Statistical P values may have their flaws, but they’re unlikely to go away anytime soon. That was the observation of two Clinical Chemistry associate editors, James C. Boyd, MD, and Thomas M. Annesley, PhD, in their analysis of an article published earlier this year in the journal Nature. The Boyd-Annesley analysis appears in the July issue of Clinical Chemistry.

The Nature article, written by Regina Nuzzo, describes how the P value arose from competing models of several well-known statisticians. Ronald Fisher, a statistician from the United Kingdom, initially proposed the P value as a way to judge informally whether evidence needed a second look; “he did not mean it to be a definitive test,” Nuzzo wrote. Fisher’s idea essentially was to see if experiment results “were consistent with what random chance might produce,” she explained.

This compares with an alternative introduced by U.K. statistician Egon Pearson and Polish mathematician Jerzy Neyman that incorporated false negatives, false positives and statistical power. Researchers writing statistics manuals for working scientists—who didn’t have a firm grasp of either approach—ended up creating a hybrid of the two models, cramming “Fisher’s easy-to-calculate P value into Neyman and Pearson’s reassuringly rigorous rule-based system,” Nuzzo wrote. The result was the “seemingly indiscriminate use of a P value of <0.05 to establish statistical significance,” Boyd and Annesley noted in their Clinical Chemistry article.
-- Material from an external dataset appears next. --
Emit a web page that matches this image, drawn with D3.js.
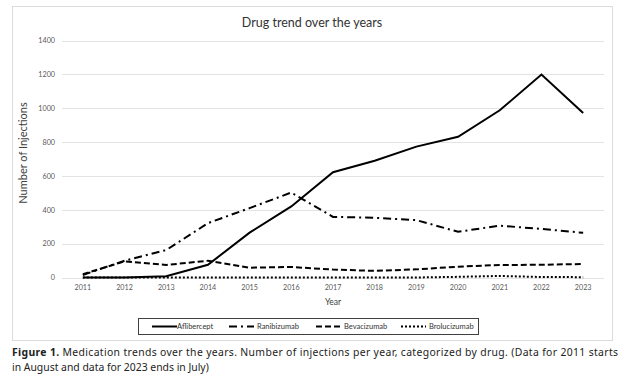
<!DOCTYPE html>
<html>
<head>
<meta charset="utf-8">
<script src="https://cdn.jsdelivr.net/npm/d3@7"></script>
<style>
  body { margin: 0; background: #fff; }
  svg { display: block; }
</style>
</head>
<body>
<svg width="624" height="381"></svg>
<script>
// data
const years = ["2011","2012","2013","2014","2015","2016","2017","2018","2019","2020","2021","2022","2023"];
const aflibercept  = [0, 0, 8, 75, 265, 420, 622, 690, 773, 831, 988, 1199, 972];
const ranibizumab  = [15, 99, 162, 321, 410, 502, 358, 353, 339, 270, 306, 287, 264];
const bevacizumab  = [20, 95, 74, 99, 58, 62, 47, 39, 48, 64, 74, 75, 80];
const brolucizumab = [0, 0, 0, 0, 0, 0, 0, 0, 0, 4, 9, 3, 2];
const yTicks = [0, 200, 400, 600, 800, 1000, 1200, 1400];

const series = [
    { name: "Aflibercept",  values: aflibercept,  dash: null },
    { name: "Ranibizumab",  values: ranibizumab,  dash: "8,4,2,4" },
    { name: "Bevacizumab",  values: bevacizumab,  dash: "6,3" },
    { name: "Brolucizumab", values: brolucizumab, dash: "2,2" }
];

const svg = d3.select("svg");
const font = "Lato, 'Open Sans', sans-serif";

// outer chart frame
svg.append("rect")
    .attr("x", 12.5).attr("y", 6.5)
    .attr("width", 600).attr("height", 334)
    .attr("fill", "none")
    .attr("stroke", "#dcdcdc");

const x = d3.scaleBand().domain(years).range([62, 604]);
const y = d3.scaleLinear().domain([0, 1400]).range([277.5, 40.5]);
const cx = d => x(d) + x.bandwidth() / 2;

// gridlines
svg.append("g")
    .selectAll("line")
    .data(yTicks)
    .join("line")
    .attr("x1", 62).attr("x2", 604)
    .attr("y1", d => Math.round(y(d)) + 0.5)
    .attr("y2", d => Math.round(y(d)) + 0.5)
    .attr("stroke", "#e3e3e3");

// y axis labels
const yAxis = svg.append("g")
    .attr("transform", "translate(62,0)")
    .call(d3.axisLeft(y).tickValues(yTicks).tickFormat(d3.format("d")).tickSize(0).tickPadding(7));
yAxis.select(".domain").remove();
yAxis.selectAll("text")
    .attr("font-family", font)
    .attr("font-size", 7.2)
    .attr("fill", "#595959");

// x axis labels
const xAxis = svg.append("g")
    .attr("transform", "translate(0,278)")
    .call(d3.axisBottom(x).tickSize(0).tickPadding(7));
xAxis.select(".domain").remove();
xAxis.selectAll("text")
    .attr("font-family", font)
    .attr("font-size", 7.2)
    .attr("fill", "#595959");

// title and axis titles
svg.append("text")
    .attr("x", 312).attr("y", 27)
    .attr("text-anchor", "middle")
    .attr("font-family", font)
    .attr("font-size", 12.5)
    .attr("fill", "#333")
    .text("Drug trend over the years");

svg.append("text")
    .attr("x", 333).attr("y", 305)
    .attr("text-anchor", "middle")
    .attr("font-family", font)
    .attr("font-size", 8.5)
    .attr("fill", "#404040")
    .text("Year");

svg.append("text")
    .attr("transform", "translate(27,153) rotate(-90)")
    .attr("text-anchor", "middle")
    .attr("font-family", font)
    .attr("font-size", 11)
    .attr("fill", "#404040")
    .text("Number of Injections");

// lines
const line = d3.line()
    .x((d, i) => cx(years[i]))
    .y(d => y(d));

svg.append("g")
    .selectAll("path")
    .data(series)
    .join("path")
    .attr("d", d => line(d.values))
    .attr("fill", "none")
    .attr("stroke", "#000")
    .attr("stroke-width", 2)
    .attr("stroke-dasharray", d => d.dash);

// legend
const legend = svg.append("g");
legend.append("rect")
    .attr("x", 138.5).attr("y", 318.5)
    .attr("width", 340).attr("height", 16)
    .attr("fill", "#fff")
    .attr("stroke", "#404040");

const legendX = [152, 229, 316, 401];
const item = legend.selectAll(".item")
    .data(series)
    .join("g")
    .attr("class", "item")
    .attr("transform", (d, i) => `translate(${legendX[i]},326.5)`);
item.append("line")
    .attr("x1", 0).attr("x2", 25)
    .attr("stroke", "#000")
    .attr("stroke-width", 2)
    .attr("stroke-dasharray", d => d.dash);
item.append("text")
    .attr("x", d => d.dash ? 28 : 25)
    .attr("y", 2.7)
    .attr("font-family", font)
    .attr("font-size", 7.5)
    .attr("fill", "#333")
    .text(d => d.name);

// caption
const cap = svg.append("g")
    .attr("font-family", "'Noto Sans', 'Open Sans', sans-serif")
    .attr("font-size", 10.4)
    .attr("fill", "#222");
const l1 = cap.append("text").attr("x", 12).attr("y", 356);
l1.append("tspan").attr("font-weight", "bold").text("Figure 1.");
l1.append("tspan").text(" Medication trends over the years. Number of injections per year, categorized by drug. (Data for 2011 starts");
cap.append("text").attr("x", 12).attr("y", 371)
    .text("in August and data for 2023 ends in July)");

// stretch the first caption line to the reference width
const w = l1.node().getComputedTextLength();
if (w > 0) l1.attr("textLength", 606).attr("lengthAdjust", "spacing");
</script>
</body>
</html>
P values have been seen as a gold standard for statistical validity, yet critics have questioned this method’s reliability. “Nuzzo points out that P values ignore the underlying plausibility that a real effect exists in the first place, and thereby, they often lead to false-positive findings that cannot be replicated in subsequent experiments,” wrote Boyd and Annesley. “In addition, P values fail to take the size of an effect into account, sometimes attracting attention to very small effects that have little real-world importance,” they added.

P values nevertheless are a staple in scientific literature and, as Clinical Chemistry’s editors point out, have endured despite the arguments that call for their removal.

Statisticians have sought alternatives. As an example, many “advocate replacing the P value with methods that take advantage of Bayes' rule: an eighteenth-century theorem that describes how to think about probability as the plausibility of an outcome, rather than as the potential frequency of that outcome. This entails a certain subjectivity — something that the statistical pioneers were trying to avoid,” Nuzzo’s article stated. “But the Bayesian framework makes it comparatively easy for observers to incorporate what they know about the world into their conclusions, and to calculate how probabilities change as new evidence arises.”

Recognizing that conventional statistics can only go so far, Nuzzo’s article encouraged researchers to “exercise scientific judgment about the plausibility of a given hypothesis and underlying study limitations,” the Clinical Chemistry analysis stated.

Boyd and Annesley concluded that they concurred with the recommendations in Nuzzo’s article. “Although it is hard to be proscriptive when it comes to using statistical methods, we encourage potential authors to have their statistical analyses reviewed by professional statisticians tuned to the strengths and weaknesses of the statistical approaches used,” they advised.